### Work to be completed
From the first line of the data down to and including the line with "return v - OFF", copy everything exactly, leaving out pictures.

### Data
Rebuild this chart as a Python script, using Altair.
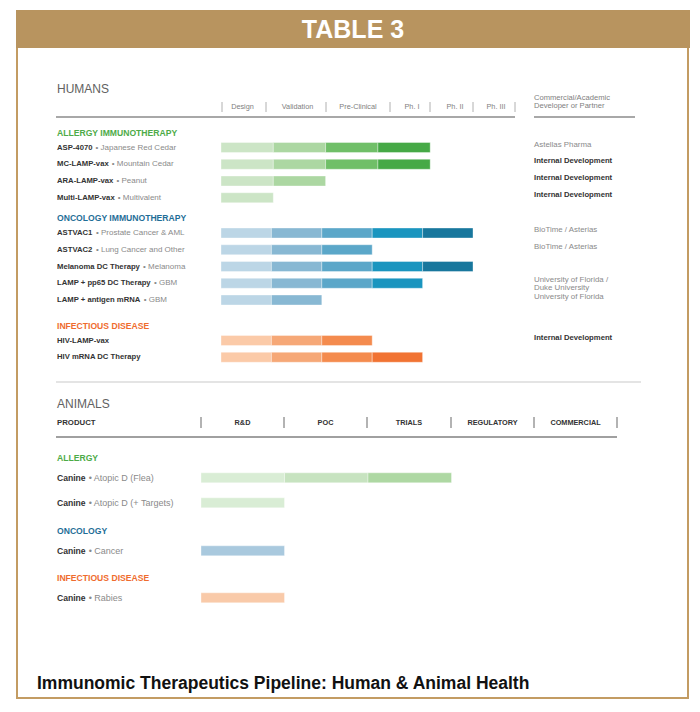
import altair as alt
import pandas as pd

# ---------------- data ----------------
human_stages = ["Design", "Validation", "Pre-Clinical", "Ph. I", "Ph. II", "Ph. III"]
animal_stages = ["R&D", "POC", "TRIALS", "REGULATORY", "COMMERCIAL"]

human_sections = ["ALLERGY IMMUNOTHERAPY", "ONCOLOGY IMMUNOTHERAPY", "INFECTIOUS DISEASE"]
animal_sections = ["ALLERGY", "ONCOLOGY", "INFECTIOUS DISEASE"]

h_allergy_names = ["ASP-4070", "MC-LAMP-vax", "ARA-LAMP-vax", "Multi-LAMP-vax"]
h_allergy_subs = ["Japanese Red Cedar", "Mountain Cedar", "Peanut", "Multivalent"]
h_allergy_stage = [4, 4, 2, 1]
h_allergy_partner = ["Astellas Pharma", "Internal Development", "Internal Development", "Internal Development"]

h_onc_names = ["ASTVAC1", "ASTVAC2", "Melanoma DC Therapy", "LAMP + pp65 DC Therapy", "LAMP + antigen mRNA"]
h_onc_subs = ["Prostate Cancer & AML", "Lung Cancer and Other", "Melanoma", "GBM", "GBM"]
h_onc_stage = [5, 3, 5, 4, 2]
h_onc_partner = ["BioTime / Asterias", "BioTime / Asterias", "",
                 "University of Florida /\nDuke University", "University of Florida"]

h_inf_names = ["HIV-LAMP-vax", "HIV mRNA DC Therapy"]
h_inf_subs = ["", ""]
h_inf_stage = [3, 4]
h_inf_partner = ["Internal Development", ""]

a_allergy_names = ["Canine", "Canine"]
a_allergy_subs = ["Atopic D (Flea)", "Atopic D (+ Targets)"]
a_allergy_stage = [3, 1]
a_onc_names = ["Canine"]
a_onc_subs = ["Cancer"]
a_onc_stage = [1]
a_inf_names = ["Canine"]
a_inf_subs = ["Rabies"]
a_inf_stage = [1]

header_title = "TABLE 3"
caption = "Immunomic Therapeutics Pipeline: Human & Animal Health"
partner_head = ["Commercial/Academic", "Developer or Partner"]

# ---------------- styles / layout ----------------
FONT = "Liberation Sans"
OFF = 8
W, H = 684, 696


def px(v):
    return v - OFF


sec_colors = ["#4dab47", "#1f6e97", "#ef6c2e"]
h_pal = [
    ["#cce5c6", "#acd7a2", "#70bf68", "#46a946"],
    ["#bcd6e6", "#88b8d3", "#5ba7c9", "#1a95bf", "#18779d"],
    ["#fbcaa8", "#f6a877", "#f48b4e", "#f17333"],
]
a_pal = [
    ["#d9edd5", "#c7e3c0", "#aed8a3"],
    ["#a9c9de"],
    ["#f9caa9"],
]

# Liberation Sans Bold advance widths (per 1000 em), for placing the subtitle after the bold name
AB = {' ': 278, '-': 333, '+': 584, '&': 722, '(': 333, ')': 333, '/': 278, ':': 333, '.': 278}
for c in "0123456789":
    AB[c] = 556
AB.update(dict(zip("ABCDEFGHIJKLMNOPQRSTUVWXYZ",
                   [722, 722, 722, 722, 667, 611, 778, 722, 278, 556, 722, 611, 833, 722, 778, 667, 778, 722,
                    667, 611, 722, 667, 944, 667, 667, 611])))
AB.update(dict(zip("abcdefghijklmnopqrstuvwxyz",
                   [556, 611, 556, 611, 556, 333, 611, 611, 278, 278, 556, 278, 889, 611, 611, 611, 611, 389,
                    556, 333, 611, 556, 778, 556, 556, 500])))


def tw(s, size):
    return sum(AB.get(c, 556) for c in s) / 1000.0 * size


IDX = alt.Scale(domain=[0, W], range=[0, W])
IDY = alt.Scale(domain=[0, H], range=[0, H])

# ---------------- build tables ----------------
h_groups = [
    (h_allergy_names, h_allergy_subs, h_allergy_stage, h_allergy_partner, "hA"),
    (h_onc_names, h_onc_subs, h_onc_stage, h_onc_partner, "hB"),
    (h_inf_names, h_inf_subs, h_inf_stage, h_inf_partner, "hB"),
]
a_groups = [
    (a_allergy_names, a_allergy_subs, a_allergy_stage, None, "an"),
    (a_onc_names, a_onc_subs, a_onc_stage, None, "an"),
    (a_inf_names, a_inf_subs, a_inf_stage, None, "an"),
]
h_head_y = [132.5, 218, 325.5]
a_head_y = [458, 531, 578]

NAME_SIZE = {"h": 7.7, "a": 8.6}
SUB_SIZE = {"h": 8.0, "a": 9.0}

sec_rows, name_rows, sub_rows, part_rows, bar_rows = [], [], [], [], []


def build(groups, titles, head_ys, pals, first_off, spacing, kind):
    for gi, (names, subs, stages, partners, sc) in enumerate(groups):
        hy = head_ys[gi]
        sec_rows.append({"text": titles[gi], "y": px(hy), "color": sec_colors[gi]})
        for i, nm in enumerate(names):
            ry = hy + first_off + i * spacing
            name_rows.append({"text": nm, "y": px(ry), "kind": kind})
            if subs[i]:
                sub_rows.append({"text": "\u2022 " + subs[i], "y": px(ry),
                                 "x": px(57 + tw(nm, NAME_SIZE[kind]) + 3), "kind": kind})
            if partners is not None and partners[i]:
                for li, line in enumerate(partners[i].split("\n")):
                    part_rows.append({"text": line, "y": px(ry - 3 + li * 8),
                                      "bold": line == "Internal Development"})
            for k in range(stages[i]):
                bar_rows.append({"sc": sc, "x0": k, "x1": k + 1,
                                 "y0": px(ry - 5), "y1": px(ry + 5), "color": pals[gi][k]})


build(h_groups, human_sections, h_head_y, h_pal, 15.0, 16.75, "h")
build(a_groups, animal_sections, a_head_y, a_pal, 19.8, 25.0, "a")

sec_df = pd.DataFrame(sec_rows)
name_df = pd.DataFrame(name_rows)
sub_df = pd.DataFrame(sub_rows)
part_df = pd.DataFrame(part_rows)
bar_df = pd.DataFrame(bar_rows)

one = alt.Data(values=[{"a": 1}])


def const_rect(x1, x2, y1, y2, **kw):
    return alt.Chart(one).mark_rect(**kw).encode(
        x=alt.value(px(x1)), x2=alt.value(px(x2)), y=alt.value(px(y1)), y2=alt.value(px(y2)))


def const_rule(x1, x2, y1, y2, color, width):
    return alt.Chart(one).mark_rule(color=color, strokeWidth=width).encode(
        x=alt.value(px(x1)), x2=alt.value(px(x2)), y=alt.value(px(y1)), y2=alt.value(px(y2)))


def const_text(txt, x, y, **kw):
    return alt.Chart(one).mark_text(text=txt, **kw).encode(x=alt.value(px(x)), y=alt.value(px(y)))


layers = []
# frame and banner
layers.append(const_rect(17, 688, 47, 698, fill="white", stroke="#c39c63", strokeWidth=2))
layers.append(const_rect(16, 690, 10, 48, fill="#b8945f"))
layers.append(const_text(header_title, 353, 30, font=FONT, fontSize=25, fontWeight="bold",
                         color="white", align="center", baseline="middle"))

# HUMANS header
layers.append(const_text("HUMANS", 57, 89, font=FONT, fontSize=12, color="#616161",
                         align="left", baseline="middle"))
hsep_df = pd.DataFrame({"x": [px(v) for v in [222, 266, 326, 390, 430, 473, 515]]})
layers.append(alt.Chart(hsep_df).mark_rule(color="#b0b0b0", strokeWidth=1).encode(
    x=alt.X("x:Q", scale=IDX, axis=None), y=alt.value(px(102)), y2=alt.value(px(112))))
hlab_df = pd.DataFrame({"text": human_stages, "x": [px(v) for v in [242.5, 297.5, 358, 412, 455, 496]]})
layers.append(alt.Chart(hlab_df).mark_text(font=FONT, fontSize=7.3, color="#808080", align="center",
                                           baseline="middle").encode(
    x=alt.X("x:Q", scale=IDX, axis=None), y=alt.value(px(107)), text="text:N"))
layers.append(const_rule(56, 515, 117, 117, "#a8a8a8", 2))
layers.append(const_rule(534, 635, 117, 117, "#a8a8a8", 2))
layers.append(const_text(partner_head[0], 534, 98, font=FONT, fontSize=7.6, color="#808080",
                         align="left", baseline="middle"))
layers.append(const_text(partner_head[1], 534, 106, font=FONT, fontSize=7.6, color="#808080",
                         align="left", baseline="middle"))

# divider
layers.append(const_rule(56, 641, 382, 382, "#e4e4e4", 2))

# ANIMALS header
layers.append(const_text("ANIMALS", 57, 404, font=FONT, fontSize=12, color="#616161",
                         align="left", baseline="middle"))
layers.append(const_text("PRODUCT", 57, 423, font=FONT, fontSize=7.8, fontWeight="bold", color="#333333",
                         align="left", baseline="middle"))
asep_df = pd.DataFrame({"x": [px(v) for v in [201, 284, 367, 451, 534, 617]]})
layers.append(alt.Chart(asep_df).mark_rule(color="#9a9a9a", strokeWidth=1.5).encode(
    x=alt.X("x:Q", scale=IDX, axis=None), y=alt.value(px(417)), y2=alt.value(px(428))))
alab_df = pd.DataFrame({"text": animal_stages, "x": [px(v) for v in [242.5, 325.5, 409, 492.5, 575.5]]})
layers.append(alt.Chart(alab_df).mark_text(font=FONT, fontSize=7.3, fontWeight="bold", color="#333333",
                                           align="center", baseline="middle").encode(
    x=alt.X("x:Q", scale=IDX, axis=None), y=alt.value(px(423)), text="text:N"))
layers.append(const_rule(56, 617, 437, 437, "#a0a0a0", 2))

# bars
scales = {
    "hA": alt.Scale(domain=[0, 6], range=[px(221), px(221) + 6 * 52.3]),
    "hB": alt.Scale(domain=[0, 6], range=[px(221), px(221) + 6 * 50.4]),
    "an": alt.Scale(domain=[0, 5], range=[px(201), px(201) + 5 * 83.5]),
}
for key, sc in scales.items():
    d = bar_df[bar_df["sc"] == key]
    layers.append(alt.Chart(d).mark_rect(stroke="white", strokeWidth=0.6, strokeOpacity=0.6).encode(
        x=alt.X("x0:Q", scale=sc, axis=None), x2="x1:Q",
        y=alt.Y("y0:Q", scale=IDY, axis=None), y2="y1:Q",
        color=alt.Color("color:N", scale=None)))

# section headings
layers.append(alt.Chart(sec_df).mark_text(font=FONT, fontSize=8.6, fontWeight="bold", align="left",
                                          baseline="middle").encode(
    x=alt.value(px(57)), y=alt.Y("y:Q", scale=IDY, axis=None), text="text:N",
    color=alt.Color("color:N", scale=None)))

# product names and subtitles
for kind in ["h", "a"]:
    layers.append(alt.Chart(name_df[name_df["kind"] == kind]).mark_text(
        font=FONT, fontSize=NAME_SIZE[kind], fontWeight="bold", color="#333333", align="left",
        baseline="middle").encode(
        x=alt.value(px(57)), y=alt.Y("y:Q", scale=IDY, axis=None), text="text:N"))
    layers.append(alt.Chart(sub_df[sub_df["kind"] == kind]).mark_text(
        font=FONT, fontSize=SUB_SIZE[kind], color="#8a8a8a", align="left", baseline="middle").encode(
        x=alt.X("x:Q", scale=IDX, axis=None), y=alt.Y("y:Q", scale=IDY, axis=None), text="text:N"))

# partners
layers.append(alt.Chart(part_df[part_df["bold"]]).mark_text(
    font=FONT, fontSize=7.7, fontWeight="bold", color="#333333", align="left", baseline="middle").encode(
    x=alt.value(px(534)), y=alt.Y("y:Q", scale=IDY, axis=None), text="text:N"))
layers.append(alt.Chart(part_df[~part_df["bold"]]).mark_text(
    font=FONT, fontSize=7.9, color="#8a8a8a", align="left", baseline="middle").encode(
    x=alt.value(px(534)), y=alt.Y("y:Q", scale=IDY, axis=None), text="text:N"))

# caption
layers.append(const_text(caption, 37, 689, font=FONT, fontSize=17.5, fontWeight="bold", color="#111111",
                         align="left", baseline="alphabetic"))

chart = alt.layer(*layers).resolve_scale(x="independent").properties(
    width=W, height=H, autosize="none", padding=0, background="white"
).configure_view(stroke=None)

chart.save("out.html", embed_options={"renderer": "svg", "actions": False})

### Task output
Rebuild this chart as a Python script, using Altair.
import altair as alt
import pandas as pd

# ---------------- data ----------------
human_stages = ["Design", "Validation", "Pre-Clinical", "Ph. I", "Ph. II", "Ph. III"]
animal_stages = ["R&D", "POC", "TRIALS", "REGULATORY", "COMMERCIAL"]

human_sections = ["ALLERGY IMMUNOTHERAPY", "ONCOLOGY IMMUNOTHERAPY", "INFECTIOUS DISEASE"]
animal_sections = ["ALLERGY", "ONCOLOGY", "INFECTIOUS DISEASE"]

h_allergy_names = ["ASP-4070", "MC-LAMP-vax", "ARA-LAMP-vax", "Multi-LAMP-vax"]
h_allergy_subs = ["Japanese Red Cedar", "Mountain Cedar", "Peanut", "Multivalent"]
h_allergy_stage = [4, 4, 2, 1]
h_allergy_partner = ["Astellas Pharma", "Internal Development", "Internal Development", "Internal Development"]

h_onc_names = ["ASTVAC1", "ASTVAC2", "Melanoma DC Therapy", "LAMP + pp65 DC Therapy", "LAMP + antigen mRNA"]
h_onc_subs = ["Prostate Cancer & AML", "Lung Cancer and Other", "Melanoma", "GBM", "GBM"]
h_onc_stage = [5, 3, 5, 4, 2]
h_onc_partner = ["BioTime / Asterias", "BioTime / Asterias", "",
                 "University of Florida /\nDuke University", "University of Florida"]

h_inf_names = ["HIV-LAMP-vax", "HIV mRNA DC Therapy"]
h_inf_subs = ["", ""]
h_inf_stage = [3, 4]
h_inf_partner = ["Internal Development", ""]

a_allergy_names = ["Canine", "Canine"]
a_allergy_subs = ["Atopic D (Flea)", "Atopic D (+ Targets)"]
a_allergy_stage = [3, 1]
a_onc_names = ["Canine"]
a_onc_subs = ["Cancer"]
a_onc_stage = [1]
a_inf_names = ["Canine"]
a_inf_subs = ["Rabies"]
a_inf_stage = [1]

header_title = "TABLE 3"
caption = "Immunomic Therapeutics Pipeline: Human & Animal Health"
partner_head = ["Commercial/Academic", "Developer or Partner"]

# ---------------- styles / layout ----------------
FONT = "Liberation Sans"
OFF = 8
W, H = 684, 696


def px(v):
    return v - OFF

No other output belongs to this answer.